Dann wird es mit Highscore jedoch recht einfallslos. Es ist die minutiös aufgedröselte Geschichte einer fiktiven Band, samt Alben, Lyrics, Tourneen, Interviews, Dramen und Alkoholexzessen - verfasst von einem Musikkritiker. Aufgrund der Trivialität stellt sich beim Lesen schnell Langeweile ein; es mangelt an einer eigentlichen Handlung. Die folgenden Erzählungen können ebenso wenig überzeugen und zeugen von allgemeiner Oberflächlichkeit.
Aus einer nicht allzu weit zurückliegenden Vergangenheit erzählt Loretta die Geschichte eines pensionierten Lokführers. In einer Welt, die im technischen Fortschritt begriffen ist, hat er Halt und Ordnung verloren. Die plumpen Dialoge und die Hilflosigkeit des Protagonisten führen die Kritik ins Lächerliche. Gleichermaßen ergeht es den Figuren in Wandler. Die Ich-Perspektive verzerrt die Sicht auf das Innenleben des Erzählers, das eigentlich Erwähnenswerte kommt zu kurz. Dazu werden hier altbekannte Sci-Fi Tropen recycelt, obwohl gerade an dieser Stelle der banale Alltag die Willkür der Gewalt in seinem schrecklichsten Gewand zeigen könnte. Weiter werden von François alle nur erdenklichen Klischees herangezogen: So ist Venom Cloak eine misslungene Parodie auf das Marvel-Universum. Der alternative Spider-Man vom Dorfe und die unmittelbaren Anspielungen auf das amerikanische Vorbild funktionieren nicht als Stilmittel. Aus der Not wird eine zweite Erzählebene eingebaut, die wegen ausbleibender Folgen sinnlos und erzwungen wirkt. Ähnlich schablonenhaft sind die folgenden Geschichten: Den Richter zu richten, Skipper und Aus dem Schiffsbuch der Salteema. Vom Fantasy-Rollenspiel über ein Zeitreise-Dilemma bis zu galaktischen Freibeutern wird Hirngespinste und Silberstreifen von Geschichten vollendet, die sich in ihrer Absurdität und Abstraktheit gänzlich der Sinnhaftigkeit widersetzen.

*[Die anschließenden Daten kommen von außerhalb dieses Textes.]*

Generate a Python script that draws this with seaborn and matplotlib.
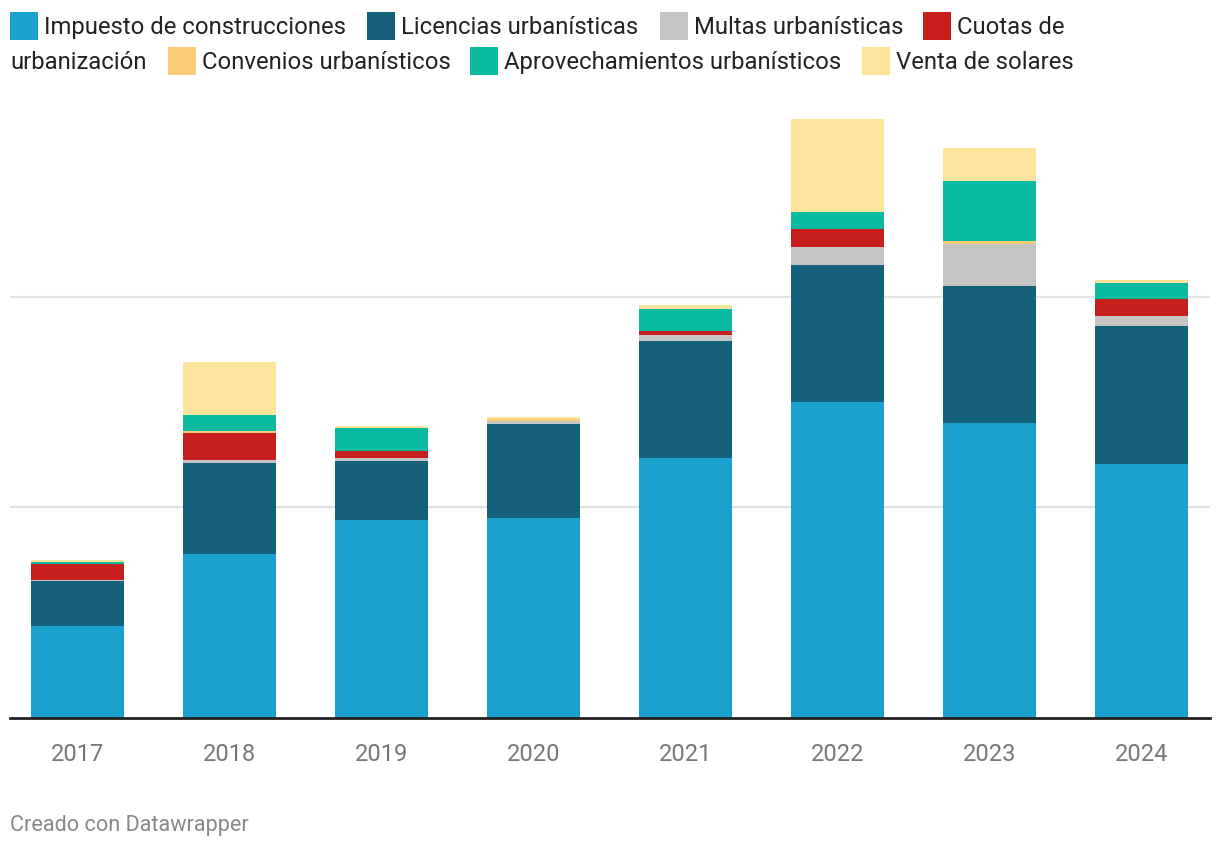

Der Band wird ungewollt zum Sinnbild der Hirngespinste und Traumwelten: Auf unterhaltsame Weise fantasiert, können sie ohne schlechtes Gewissen schnell wieder abgetan werden. Da alles so banal und gleichzeitig abstrakt ist, läuft die eigentlich interessante Materie ins Leere. Die verbrauchten Klischees tun ihr Übriges. Die Handlung bleibt über weite Strecken ereignislos, die Figuren sind eine Anhäufung verlorener und verzweifelter Gestalten. Am Anfang äußerst vielversprechend, fehlt es insgesamt deutlich an Kontrast, Kreativität und einem übergeordneten Zusammenhang.